The development of our sense of dignity is a crucial component of the utopianism in the egalitarian ideal. I know very well that “utopianism” is usually an object of derision in both socialist and liberal discourses. Most philosophers and political theorists would rather burnish their “realistic” bona fides than be accused of vainly wishing for the impossible. Yet it strikes me that easy dismissals of utopia that reduce it to literary dreams of perfection radically misunderstand the motivational role of utopia in social life. Utopianism is not primarily about perfection but perfectibility; it expands our horizons of expectation for our social relationships. The radicality of the egalitarian ideal is that it reshapes and develops the ethical sense of our human relationships by giving us a glimpse of what should be.

Equality is as much a political state of affairs as an art to be cultivated.
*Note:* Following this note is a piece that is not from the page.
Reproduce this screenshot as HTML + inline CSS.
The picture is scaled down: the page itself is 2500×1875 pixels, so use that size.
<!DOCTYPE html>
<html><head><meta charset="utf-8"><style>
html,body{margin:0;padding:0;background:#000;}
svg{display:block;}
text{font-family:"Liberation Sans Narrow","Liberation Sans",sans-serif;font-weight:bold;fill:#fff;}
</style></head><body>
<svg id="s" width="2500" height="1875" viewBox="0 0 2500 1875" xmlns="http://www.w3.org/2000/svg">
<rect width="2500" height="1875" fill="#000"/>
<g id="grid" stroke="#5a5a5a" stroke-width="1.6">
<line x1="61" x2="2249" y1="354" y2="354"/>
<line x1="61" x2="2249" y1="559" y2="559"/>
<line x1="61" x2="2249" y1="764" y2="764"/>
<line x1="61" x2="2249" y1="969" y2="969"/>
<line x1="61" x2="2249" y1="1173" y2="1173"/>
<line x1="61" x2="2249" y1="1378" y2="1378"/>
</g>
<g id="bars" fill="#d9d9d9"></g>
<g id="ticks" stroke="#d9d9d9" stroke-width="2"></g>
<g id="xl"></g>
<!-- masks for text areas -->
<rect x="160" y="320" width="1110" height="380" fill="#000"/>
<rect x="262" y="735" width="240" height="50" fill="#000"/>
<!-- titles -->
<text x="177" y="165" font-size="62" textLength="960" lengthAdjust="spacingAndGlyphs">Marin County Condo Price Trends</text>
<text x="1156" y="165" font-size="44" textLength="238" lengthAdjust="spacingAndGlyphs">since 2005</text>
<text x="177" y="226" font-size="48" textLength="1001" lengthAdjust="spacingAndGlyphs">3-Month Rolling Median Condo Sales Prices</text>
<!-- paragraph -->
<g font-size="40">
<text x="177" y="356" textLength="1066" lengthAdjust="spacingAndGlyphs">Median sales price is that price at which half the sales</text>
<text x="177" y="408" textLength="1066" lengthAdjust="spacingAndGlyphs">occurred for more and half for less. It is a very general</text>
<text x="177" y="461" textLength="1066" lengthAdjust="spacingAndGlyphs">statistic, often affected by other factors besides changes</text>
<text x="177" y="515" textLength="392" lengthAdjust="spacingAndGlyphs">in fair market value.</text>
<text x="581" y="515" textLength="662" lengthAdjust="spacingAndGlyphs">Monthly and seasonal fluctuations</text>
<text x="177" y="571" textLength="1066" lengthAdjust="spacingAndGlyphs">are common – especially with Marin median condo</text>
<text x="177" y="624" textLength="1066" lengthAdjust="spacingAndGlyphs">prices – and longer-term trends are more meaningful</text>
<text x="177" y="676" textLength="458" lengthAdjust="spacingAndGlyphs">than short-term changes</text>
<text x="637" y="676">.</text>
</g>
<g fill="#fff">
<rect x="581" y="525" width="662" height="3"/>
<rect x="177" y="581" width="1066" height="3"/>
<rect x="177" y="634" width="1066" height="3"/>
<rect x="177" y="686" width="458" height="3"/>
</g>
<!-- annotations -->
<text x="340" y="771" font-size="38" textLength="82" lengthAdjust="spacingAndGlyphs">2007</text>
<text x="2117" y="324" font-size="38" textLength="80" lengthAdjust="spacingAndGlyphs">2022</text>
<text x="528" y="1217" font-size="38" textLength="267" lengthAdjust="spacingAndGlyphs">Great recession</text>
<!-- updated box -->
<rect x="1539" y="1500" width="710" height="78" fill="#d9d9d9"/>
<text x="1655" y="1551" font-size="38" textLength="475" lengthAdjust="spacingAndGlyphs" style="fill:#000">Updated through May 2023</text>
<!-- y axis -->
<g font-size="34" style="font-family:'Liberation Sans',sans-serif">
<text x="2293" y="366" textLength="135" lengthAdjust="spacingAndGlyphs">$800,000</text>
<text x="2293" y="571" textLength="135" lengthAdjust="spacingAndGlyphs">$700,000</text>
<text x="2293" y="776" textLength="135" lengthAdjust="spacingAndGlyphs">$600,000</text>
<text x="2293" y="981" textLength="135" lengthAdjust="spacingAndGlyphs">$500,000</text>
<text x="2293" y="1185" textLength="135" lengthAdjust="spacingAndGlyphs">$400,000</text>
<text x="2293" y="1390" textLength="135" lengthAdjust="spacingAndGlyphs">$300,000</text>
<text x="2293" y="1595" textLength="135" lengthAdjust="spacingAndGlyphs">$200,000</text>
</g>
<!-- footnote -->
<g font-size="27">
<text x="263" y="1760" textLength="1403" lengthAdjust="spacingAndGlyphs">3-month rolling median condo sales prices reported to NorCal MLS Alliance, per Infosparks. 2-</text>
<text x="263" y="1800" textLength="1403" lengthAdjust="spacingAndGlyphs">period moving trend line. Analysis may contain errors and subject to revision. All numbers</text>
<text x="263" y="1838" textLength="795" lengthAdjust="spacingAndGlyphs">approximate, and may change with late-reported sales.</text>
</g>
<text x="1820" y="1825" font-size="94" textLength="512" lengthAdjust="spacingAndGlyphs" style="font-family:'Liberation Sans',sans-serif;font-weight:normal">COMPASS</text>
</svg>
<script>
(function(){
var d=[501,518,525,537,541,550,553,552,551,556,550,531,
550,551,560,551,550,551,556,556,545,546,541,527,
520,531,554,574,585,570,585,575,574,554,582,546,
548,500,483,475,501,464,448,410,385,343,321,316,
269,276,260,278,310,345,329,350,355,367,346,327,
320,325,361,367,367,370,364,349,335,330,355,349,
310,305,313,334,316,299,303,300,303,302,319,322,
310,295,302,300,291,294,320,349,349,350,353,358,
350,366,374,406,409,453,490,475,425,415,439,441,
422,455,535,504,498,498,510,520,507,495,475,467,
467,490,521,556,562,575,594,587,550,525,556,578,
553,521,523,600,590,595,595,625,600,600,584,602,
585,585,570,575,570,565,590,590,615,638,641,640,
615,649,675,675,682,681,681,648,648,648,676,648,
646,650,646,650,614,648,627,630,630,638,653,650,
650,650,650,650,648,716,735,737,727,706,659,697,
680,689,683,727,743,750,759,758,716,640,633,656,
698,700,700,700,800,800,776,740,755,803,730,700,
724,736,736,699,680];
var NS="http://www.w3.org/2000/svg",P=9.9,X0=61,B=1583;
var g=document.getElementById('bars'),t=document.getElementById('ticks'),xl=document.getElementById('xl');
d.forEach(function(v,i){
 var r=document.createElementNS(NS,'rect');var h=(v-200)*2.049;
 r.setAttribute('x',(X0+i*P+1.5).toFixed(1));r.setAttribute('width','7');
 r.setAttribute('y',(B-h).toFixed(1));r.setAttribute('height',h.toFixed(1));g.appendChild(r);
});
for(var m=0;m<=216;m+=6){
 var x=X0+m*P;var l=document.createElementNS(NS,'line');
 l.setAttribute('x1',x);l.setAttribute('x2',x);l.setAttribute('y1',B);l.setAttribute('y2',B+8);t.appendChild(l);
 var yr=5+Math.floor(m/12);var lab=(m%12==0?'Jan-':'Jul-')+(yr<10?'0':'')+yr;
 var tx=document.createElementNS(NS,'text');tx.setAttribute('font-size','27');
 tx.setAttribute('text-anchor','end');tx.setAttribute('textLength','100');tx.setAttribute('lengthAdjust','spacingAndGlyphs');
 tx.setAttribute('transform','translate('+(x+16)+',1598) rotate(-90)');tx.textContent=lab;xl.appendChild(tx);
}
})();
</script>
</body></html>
In The Principle of Hope (1954), Marxist philosopher Ernst Bloch located this anticipatory potential—what he called Vor-Schein—in art. By producing a vision of a society with substantially modified social relationships, art estranges me from my current relations insofar as they no longer appear justifiable to me. The sweet dream of equality that I find in the dreamwork of art is only sweet because I come to recognize the bitter fruit I taste in daily life. Equality, I think, is as much a political state of affairs as an art to be cultivated.

Thus, my expectations of the norms of equality can be modified and reshaped. For instance, a society oriented around freedom of opportunity and individual responsibility can become desensitized to the declining life expectancy of its impoverished youth so long as it proceeds from their “free” choices of lifestyle. But if this state of affairs strikes us not only as unequal in fact, but also as a violation of the expectations we have of how society ought to be, then we may be moved to change it.

It is also conceivable that we can see evidence of inequality and think that the inequality is acceptable for either principled or pragmatic reasons. Such defenses reflect two different types of social expectations we might have. On the one hand, we might think that inequality is normatively justified, in which case it would be unjust to try to make society more equal. On the other hand, we might think that inequality is unjust but believe that attempts to alleviate inequality are either infeasible or will make life worse. But both of these attitudes—how I expect the world should be and how I expect the world to work—are expectations that can be shifted by the art of equality.

Defenders of social hierarchy, broadly construed, warn that certain appeals to equality contravene the “natural” order of things. They worry that egalitarian visions will inflate the expectations of the members of society and induce them to action. They are right to think that the expectations of equality are artificial rather than natural, but they are wrong to suppose that from this fact alone we ought to think that appeals to equality are less justifiable. My expectations of how others ought to comport themselves toward me are revisable—and necessarily so, since equality is not a fact but a social value.

Equality may be a utopian dream, but it is a real dream insofar as it alters the motivations of our actions. Learning how to take oneself as equal to others and what social commitments follow from taking oneself as equal are not given by nature. Socialist thinkers have not only been arguing for a more equal and flourishing state of affairs; they have been developing the very art of thinking equality. The strength of this art wanes when we lower our expectations. The strength and the promise of the egalitarian ideal is to raise our expectations and renew our reasons for acting.